Features
Tours de Farce: Standing In The Shadows
Often referred to as the “undisclosed locations” that Vice President Cheney ducked out to every now and then, it wasn’t until a Washington Post reporter noticed that the VP’s disappearances always occurred when bands like Phunk Junkeez and The Beta Band were performing in the DC area. That, and the appearance of a CPR unit parked near the stage door entrance clearly suggested that something was up.
But what? Adding fuel to the fire was the vice president’s weekend appearance on Meet The Press. It was on this program that the VP, clearly addled from lack of sleep, was still wearing his INXS backstage pass as well as subconsciously rubbing at the stamp on his wrist, a souvenir of a late-night visit to DC’s
White House aides point out that the Vice President has three constitutional duties; succeeding the president, deciding who in the Senate shall receive free tickets for shows such as Trisha Yearwood and Jimmy Buffett, and running the music industry. However, critics point to Virgin Records’ $28 million buy-out of Mariah Carey’s contract as well as letting Michael Greene speak at last week’s Grammy Awards, as signs that “one man can’t do it all.”
However, insuring that the tour buses roll on time is only one of the heady responsibilities conferred upon the second-of-chief, for the current administration has repeatedly gone on record stating that healthy box-office counts are also necessary for a secure America. That, plus today’s revelations in The New York Times that the entire population of an Illinois city is ready at any given moment to travel to show locations for Harlow, Bottle Rockets and Grand Skeem, gives new meaning to the metaphorical show-biz question; “But will it play in Peoria?”

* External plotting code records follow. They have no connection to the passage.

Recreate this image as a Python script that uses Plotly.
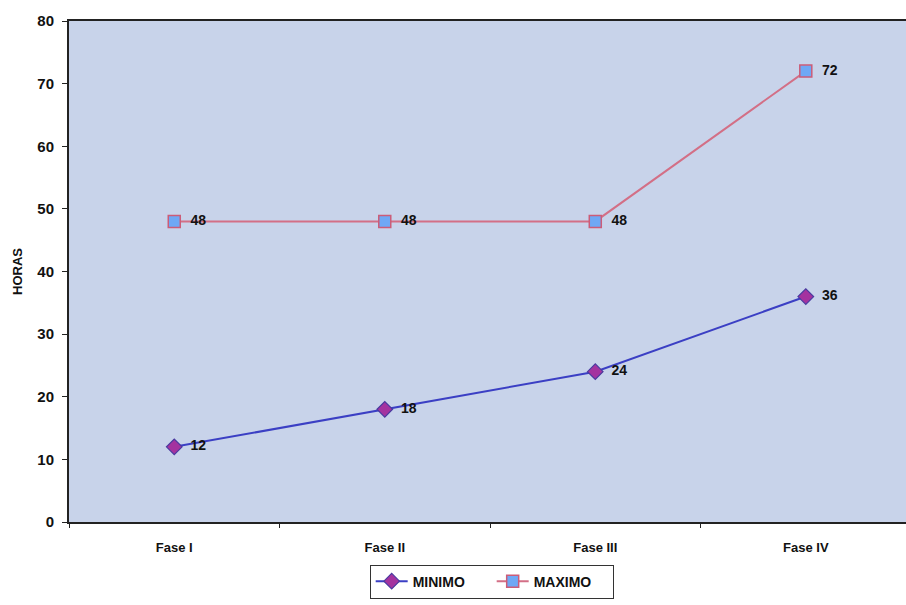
import plotly.graph_objects as go

fases = ["Fase I", "Fase II", "Fase III", "Fase IV"]
minimo = [12, 18, 24, 36]
maximo = [48, 48, 48, 72]
y_ticks = [0, 10, 20, 30, 40, 50, 60, 70, 80]

font_family = "Liberation Sans, Arial, sans-serif"

fig = go.Figure()
fig.add_trace(go.Scatter(
    x=fases, y=minimo, name="MINIMO", mode="lines+markers+text",
    line=dict(color="#3b3fc4", width=2),
    marker=dict(symbol="diamond", size=12, color="#a4339f",
                line=dict(color="#4a3aa0", width=1.2)),
    texttemplate="\u00a0\u00a0%{y}", textposition="middle right",
    textfont=dict(family=font_family, size=14, color="#111111", weight="bold"),
))
fig.add_trace(go.Scatter(
    x=fases, y=maximo, name="MAXIMO", mode="lines+markers+text",
    line=dict(color="#d36f86", width=2),
    marker=dict(symbol="square", size=12, color="#6fa8f5",
                line=dict(color="#cc5c78", width=1.5)),
    texttemplate="\u00a0\u00a0%{y}", textposition="middle right",
    textfont=dict(family=font_family, size=14, color="#111111", weight="bold"),
))

fig.update_layout(
    width=906, height=605,
    margin=dict(l=69, r=0, t=21, b=83, autoexpand=False),
    paper_bgcolor="white",
    plot_bgcolor="#c8d3ea",
    font=dict(family=font_family, color="#111111"),
    showlegend=True,
    legend=dict(
        orientation="h", x=0.505, xanchor="center", y=-0.085, yanchor="top",
        bgcolor="white", bordercolor="#333333", borderwidth=1,
        font=dict(family=font_family, size=14, color="#111111", weight="bold"),
        itemwidth=32, entrywidth=74,
    ),
    xaxis=dict(
        type="category", range=[-0.5, 3.476], automargin=False,
        showgrid=False, zeroline=False,
        showline=True, linecolor="#222222", linewidth=2, mirror=True,
        ticks="outside", tickson="boundaries", ticklen=4, tickcolor="#222222",
        ticklabelstandoff=12,
        tickfont=dict(family=font_family, size=13, color="#111111", weight="bold"),
    ),
    yaxis=dict(
        range=[0, 80], tickvals=y_ticks, automargin=False,
        showgrid=False, zeroline=False,
        showline=True, linecolor="#222222", linewidth=2, mirror=True,
        ticks="outside", ticklen=5, tickcolor="#222222",
        ticklabelstandoff=5,
        tickfont=dict(family=font_family, size=15, color="#111111", weight="bold"),
        title=dict(text="HORAS", standoff=12,
                   font=dict(family=font_family, size=13, color="#111111", weight="bold")),
    ),
)

fig.write_html(
    "out.html",
    config={"displayModeBar": False},
    post_script="document.body.style.margin='0';document.body.style.overflow='hidden';",
)
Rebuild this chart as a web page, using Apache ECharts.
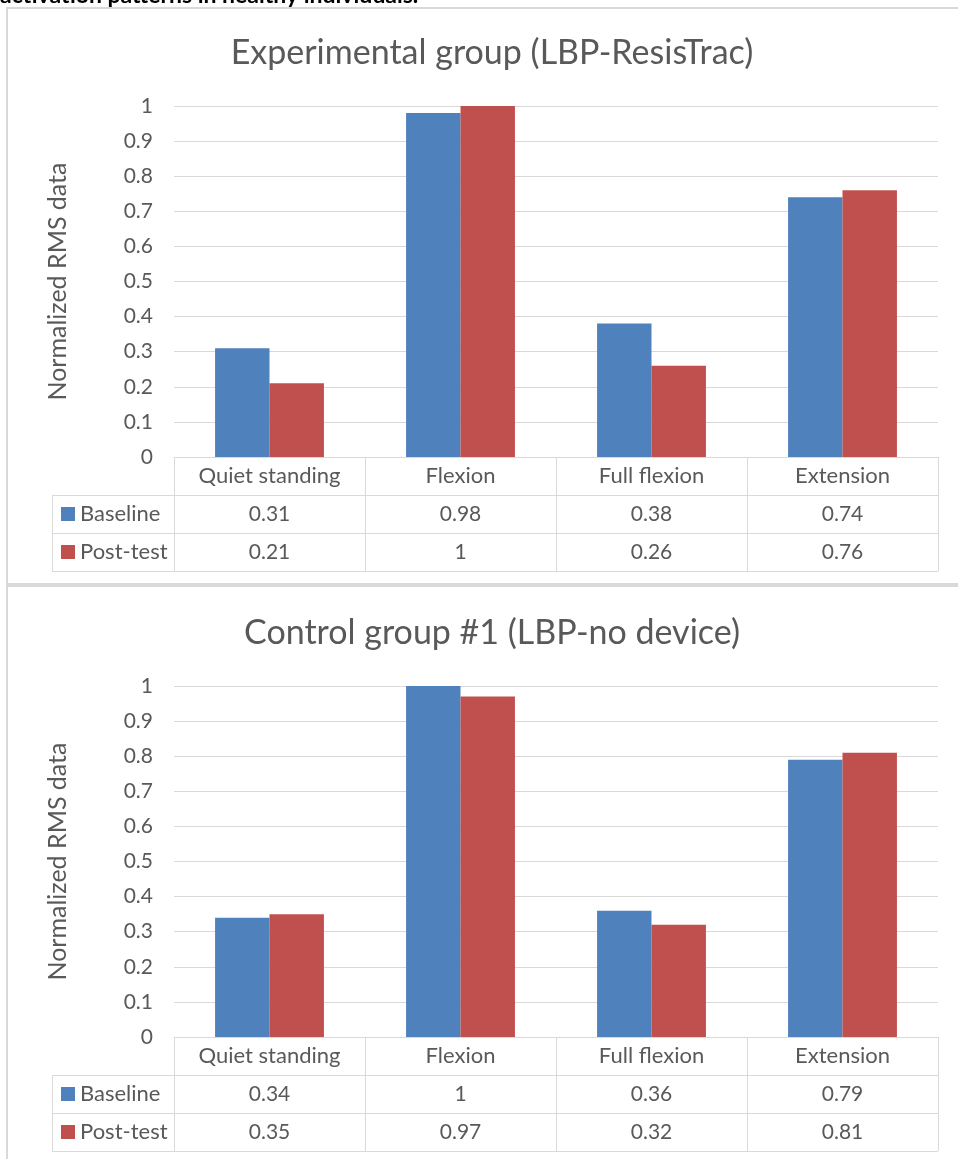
<!DOCTYPE html>
<html><head><meta charset="utf-8">
<script src="https://cdn.jsdelivr.net/npm/echarts@6/dist/echarts.min.js"></script>
<style>html,body{margin:0;padding:0;background:#fff;overflow:hidden}#c{width:958px;height:1159px}</style>
</head><body><div id="c"></div>
<script>
// ---- data ----
const categories = ['Quiet standing', 'Flexion', 'Full flexion', 'Extension'];
const seriesNames = ['Baseline', 'Post-test'];
const expBaseline = [0.31, 0.98, 0.38, 0.74];
const expPost = [0.21, 1, 0.26, 0.76];
const ctlBaseline = [0.34, 1, 0.36, 0.79];
const ctlPost = [0.35, 0.97, 0.32, 0.81];
const panelTitles = ['Experimental group (LBP-ResisTrac)', 'Control group #1 (LBP-no device)'];
const yAxisTitle = 'Normalized RMS data';
const introText = 'activation patterns in healthy individuals.';

const panels = [
  { title: panelTitles[0], values: [expBaseline, expPost] },
  { title: panelTitles[1], values: [ctlBaseline, ctlPost] }
];

// ---- style ----
const FONT = 'Lato';
const TXT = '#595959';
const LINE = '#d9d9d9';
const COLORS = ['#4f81bd', '#c0504d'];
const OFF = 580;
const G_LEFT = 174, G_RIGHT = 938, G_TOP = 106, G_H = 351;
const ROW_H = 38;
const TBL_LEFT = 52;
const FS = 21;

const chart = echarts.init(document.getElementById('c'), null, { renderer: 'canvas' });

const grid = [], xAxis = [], yAxis = [], series = [], title = [];
panels.forEach((p, i) => {
  const off = i * OFF;
  grid.push({ left: G_LEFT, width: G_RIGHT - G_LEFT, top: G_TOP + off, height: G_H });
  xAxis.push({
    type: 'category', gridIndex: i, data: categories,
    axisLine: { lineStyle: { color: LINE, width: 1 } },
    axisTick: { show: false },
    axisLabel: { color: TXT, fontFamily: FONT, fontSize: 22, margin: 8 }
  });
  yAxis.push({
    type: 'value', gridIndex: i, min: 0, max: 1, interval: 0.1,
    name: yAxisTitle, nameLocation: 'middle', nameRotate: 90, nameGap: 104,
    nameTextStyle: { color: TXT, fontFamily: FONT, fontSize: 25 },
    axisLine: { show: false }, axisTick: { show: false },
    axisLabel: { color: TXT, fontFamily: FONT, fontSize: FS, margin: 21,
      formatter: v => String(+v.toFixed(1)) },
    splitLine: { lineStyle: { color: LINE, width: 1 } }
  });
  p.values.forEach((vals, s) => {
    series.push({
      type: 'bar', name: seriesNames[s], xAxisIndex: i, yAxisIndex: i, data: vals,
      barGap: '0%', barCategoryGap: '43%',
      itemStyle: { color: COLORS[s] }, animation: false
    });
  });
  title.push({
    text: p.title, left: 487, top: 31 + off, textAlign: 'center',
    textStyle: { color: TXT, fontFamily: FONT, fontSize: 34, fontWeight: 'normal' }
  });
});

chart.setOption({ animation: false, title, grid, xAxis, yAxis, series });

// ---- frame + data table (positions from the category scale) ----
const g = [];
const line = (x1, y1, x2, y2, w, c) => g.push({ type: 'line', shape: { x1, y1, x2, y2 }, style: { stroke: c || LINE, lineWidth: w || 1 }, silent: true });
const text = (x, y, t, align, size, color, weight) => g.push({ type: 'text', x, y, style: { text: t, fill: color || TXT, font: (weight || 'normal') + ' ' + (size || FS) + 'px ' + FONT, textAlign: align || 'center', textVerticalAlign: 'middle' }, silent: true });

// intro text (cut off at top)
text(0, -4, introText, 'left', 23, '#000', 'bold');
// frame
g.push({ type: 'rect', shape: { x: 6, y: 7, width: 2, height: 1159 }, style: { fill: LINE }, silent: true });
g.push({ type: 'rect', shape: { x: 6, y: 7, width: 960, height: 2 }, style: { fill: LINE }, silent: true });
g.push({ type: 'rect', shape: { x: 6, y: 583, width: 960, height: 4 }, style: { fill: LINE }, silent: true });

panels.forEach((p, i) => {
  const centers = categories.map((c, k) => chart.convertToPixel({ xAxisIndex: i }, k));
  const band = centers[1] - centers[0];
  const axisY = chart.convertToPixel({ yAxisIndex: i }, 0);
  const r1 = axisY + ROW_H, r2 = r1 + ROW_H, r3 = r2 + ROW_H;
  const left = centers[0] - band / 2, right = centers[centers.length - 1] + band / 2;
  [r1, r2, r3].forEach(y => line(TBL_LEFT, Math.round(y) + 0.5, right, Math.round(y) + 0.5));
  line(TBL_LEFT + 0.5, r1, TBL_LEFT + 0.5, r3);
  for (let k = 0; k <= categories.length; k++) {
    const x = Math.round(left + k * band) + 0.5;
    line(x, axisY, x, r3);
  }
  p.values.forEach((vals, s) => {
    const cy = (s === 0 ? r1 : r2) + ROW_H / 2;
    g.push({ type: 'rect', shape: { x: 61, y: cy - 7, width: 14, height: 14 }, style: { fill: COLORS[s] }, silent: true });
    text(80, cy, seriesNames[s], 'left', 22);
    vals.forEach((v, k) => text(centers[k], cy, String(v)));
  });
});

chart.setOption({ graphic: g });
</script>
</body></html>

Can one man do it all? Can increased security and the freedom to see 2 Skinnee J’s or Richard Elliot coexist in a post 9-11 world? Furthermore, will DNA testing and concert profiling replace line bracelets at ticket on-sales for Paul McCartney or Crosby, Stills, Nash & Young? Perhaps Benjamin Franklin said it best when he wrote over 200 hundred years ago; “Those who would give up essential concerts, like The String Cheese Incident or Cracker, to purchase a little temporary safety, deserve neither concerts nor safety. And you can forget about those backstage passes.”